Will Congress change the tax-deferral status of annuities? AP Photo/Ron Edmonds

“We’re sleepwalking towards a retirement death,” warned former Congressman Earl Pomeroy at an Insured Retirement Institute (IRI) conference earlier this year. I’ve known the congressman for decades—dating back to our days as insurance commissioners. So when my friend uttered those words, I knew how serious he was.

Pomeroy said it would be outrageous to put into question the tax incentives that are encouraging Americans to save for retirement, at a time when nation is not saving nearly enough. Yet with the so-called fiscal cliff on our doorstep, leaders in Washington are studying tax expenditures, hoping to identify new revenue. With retirement savings ranking among the largest tax expenditures, those same tax incentives are now in jeopardy and the repercussions for the insured retirement industry could be vast.

Among the tax incentives on the table that could be reduced or eliminated: the tax-deferred status of the inside buildup of annuities and other retirement savings vehicles. Given that these incentives are helping Americans attain financial freedom and security during their retirement years, in no uncertain terms, this would be a retirement death.

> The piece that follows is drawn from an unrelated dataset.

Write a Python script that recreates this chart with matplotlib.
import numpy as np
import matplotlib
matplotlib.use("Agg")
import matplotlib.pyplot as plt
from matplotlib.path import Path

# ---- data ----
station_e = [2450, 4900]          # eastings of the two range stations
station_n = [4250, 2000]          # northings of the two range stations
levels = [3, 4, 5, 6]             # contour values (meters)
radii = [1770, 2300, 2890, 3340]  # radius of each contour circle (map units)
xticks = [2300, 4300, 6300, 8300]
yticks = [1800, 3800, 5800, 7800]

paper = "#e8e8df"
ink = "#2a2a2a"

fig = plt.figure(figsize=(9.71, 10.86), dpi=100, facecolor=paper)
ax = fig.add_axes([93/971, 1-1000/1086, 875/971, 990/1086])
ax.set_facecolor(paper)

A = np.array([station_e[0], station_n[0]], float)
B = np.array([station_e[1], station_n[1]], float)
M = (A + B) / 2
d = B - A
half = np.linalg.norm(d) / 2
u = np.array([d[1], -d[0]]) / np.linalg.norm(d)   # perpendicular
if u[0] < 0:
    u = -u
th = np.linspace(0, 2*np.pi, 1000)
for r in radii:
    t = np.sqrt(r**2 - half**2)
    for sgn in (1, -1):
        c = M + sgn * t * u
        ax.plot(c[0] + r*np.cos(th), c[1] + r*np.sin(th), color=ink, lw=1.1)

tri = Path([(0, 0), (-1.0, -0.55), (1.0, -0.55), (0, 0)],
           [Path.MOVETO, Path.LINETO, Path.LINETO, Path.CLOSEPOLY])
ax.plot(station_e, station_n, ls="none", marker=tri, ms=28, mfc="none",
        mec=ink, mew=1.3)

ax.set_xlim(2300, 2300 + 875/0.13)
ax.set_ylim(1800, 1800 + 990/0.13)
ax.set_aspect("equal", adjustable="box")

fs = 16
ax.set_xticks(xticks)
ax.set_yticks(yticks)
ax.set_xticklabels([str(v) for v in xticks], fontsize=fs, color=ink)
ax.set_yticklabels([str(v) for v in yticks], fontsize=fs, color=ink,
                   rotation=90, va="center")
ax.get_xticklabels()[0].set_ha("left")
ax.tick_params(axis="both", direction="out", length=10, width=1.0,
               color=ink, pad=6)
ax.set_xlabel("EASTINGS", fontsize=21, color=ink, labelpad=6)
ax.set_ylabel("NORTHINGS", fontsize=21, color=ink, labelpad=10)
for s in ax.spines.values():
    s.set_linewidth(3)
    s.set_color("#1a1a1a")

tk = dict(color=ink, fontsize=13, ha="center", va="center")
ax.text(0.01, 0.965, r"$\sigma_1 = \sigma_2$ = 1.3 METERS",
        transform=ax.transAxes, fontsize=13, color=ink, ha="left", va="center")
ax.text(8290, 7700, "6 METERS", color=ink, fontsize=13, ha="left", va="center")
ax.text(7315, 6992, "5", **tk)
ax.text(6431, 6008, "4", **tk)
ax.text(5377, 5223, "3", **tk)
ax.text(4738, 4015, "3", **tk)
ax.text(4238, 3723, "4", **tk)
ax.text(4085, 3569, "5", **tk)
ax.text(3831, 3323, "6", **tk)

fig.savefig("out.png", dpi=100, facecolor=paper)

Demand for lifetime income

According to a new report from IRI and Cogent Research, “The Evolution of the Annuity Industry 2012,” annuities are increasingly considered by consumers to be a vital part of a retirement strategy. Additionally, 71 percent of advisors reported having a client request to purchase an annuity during the past year. There’s no question that consumers are seeking certainty during uncertain times and this has renewed interest and spurred the demand for insured retirement products. But this is only part of the story. 

One cannot discount the importance of tax deferral in leading consumers to select an annuity as a source of lifetime income. The same IRI and Cogent report found that tax deferral is among consumers’ top reasons for including annuities within a holistic retirement plan, and more than half of the advisors surveyed identified tax-deferred growth as a very or extremely important factor when evaluating and selecting a variable annuity—with nearly 30 percent of advisors believing that tax deferral will take on added importance during the next five years.

Importance of tax deferral for middle-income Americans

The tax-deferred growth of annuities provides Americans with an important incentive to save for retirement and attain financial security. This incentive has been most utilized and valued by one population segment more than any other: middle-income Americans. IRI’s research shows that annuity owners are overwhelmingly middle income, with eight in 10 buyers of non-qualified annuity contracts having annual household income of less than $100,000. This includes 64 percent who earn less than $75,000.

Tax deferral has been a valued feature in attracting this market segment to annuities. In fact, more than three in four middle-income baby boomers place importance on tax deferral when selecting a retirement investment. And just as tax deferral has helped to lead them to attain retirement security through annuity ownership, a reduction or elimination of this powerful incentive would have the opposite effect—about a quarter of middle-income boomers report that they would be less likely to save for retirement if tax deferral were to be reduced or eliminated.

Tax deferred does not mean tax free

Tax deferral is commonly misunderstood to mean tax free, which is simply not the case. With tax-deferred retirement savings vehicles such as annuities, the buildup of assets inside the account is not subject to taxation until assets are withdrawn. Upon withdrawal, these assets are taxed as ordinary income. And thus, while reducing or eliminating tax deferral would negatively affect retirement savings, cutting this incentive would not necessarily increase federal tax revenue over time. To the contrary, a Congressional Budget Office study determined that tax-deferred retirement savings would moderately increase federal revenues as a percentage of gross domestic product over the long term.

The tax-deferred status of annuities must be protected

Overall, annuity owners are more confident in their retirement expectations, with nine in 10 baby boomer annuity owners believing they are doing a good job preparing for retirement. While the quest for certainty and financial security has led many to consumers to annuities, the importance of tax-deferred growth should not be overlooked.

Many Americans are still struggling to recover from the financial crisis and recent recession. With the responsibility and the risks associated with saving for retirement falling squarely on the shoulders of Americans, now is not the time to cut a tool that is helping consumers to save for a financially secure future. Doing so would be a retirement death. We need to protect tax deferral and the incentives available to Americans to help them attain financial freedom and peace of mind in retirement.